Parkland loomed over the Delray Beach Open: There were moments of silence, #MSDStrong banners, tributes to the fallen, supportive comments from players and free tickets for Stoneman Douglas students. But for Richard, the tournament was a rare escape from his new reality. On Saturday night, less than two weeks after cowering in a closet, Richard was lounging in a convertible Porsche on the invitation of the tournament, watching rising stars Frances Tiafoe and Denis Shapovalov warm up. Richard, a lifelong tennis fan who grew up idolizing Rafael Nadal, conducted the coin toss and posed for photos with players barely older than the victims—Tiafoe is 20 and Shapovalov is 18.

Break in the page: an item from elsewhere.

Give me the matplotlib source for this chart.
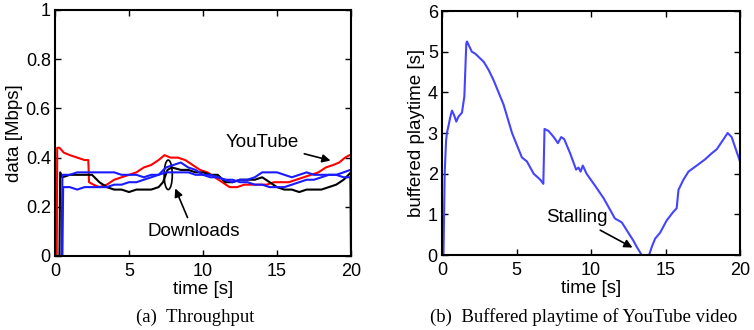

The match started. After days of praying, grieving and fighting for change, Richard had returned to a familiar environment: the tennis court. When he was a boy, his parents signed him up to play tennis because they thought he had too much energy. He came to love the game not just because he was a natural, but also because he realized it could last him a lifetime. Now, years after he first picked up a racket, he and his girlfriend—joined by his mother and older brother, who were in the stands—watched some tennis.
“It’s kind of relaxing, just to hear the ball go back and forth—it’s soothing,” Richard says. “It just gives me the time to take a step back, breathe and relax a little bit before I just go back to advocating for change again tomorrow. And the day after. And probably for the rest of my life—this is something that I’m going to be talking about until something is done.”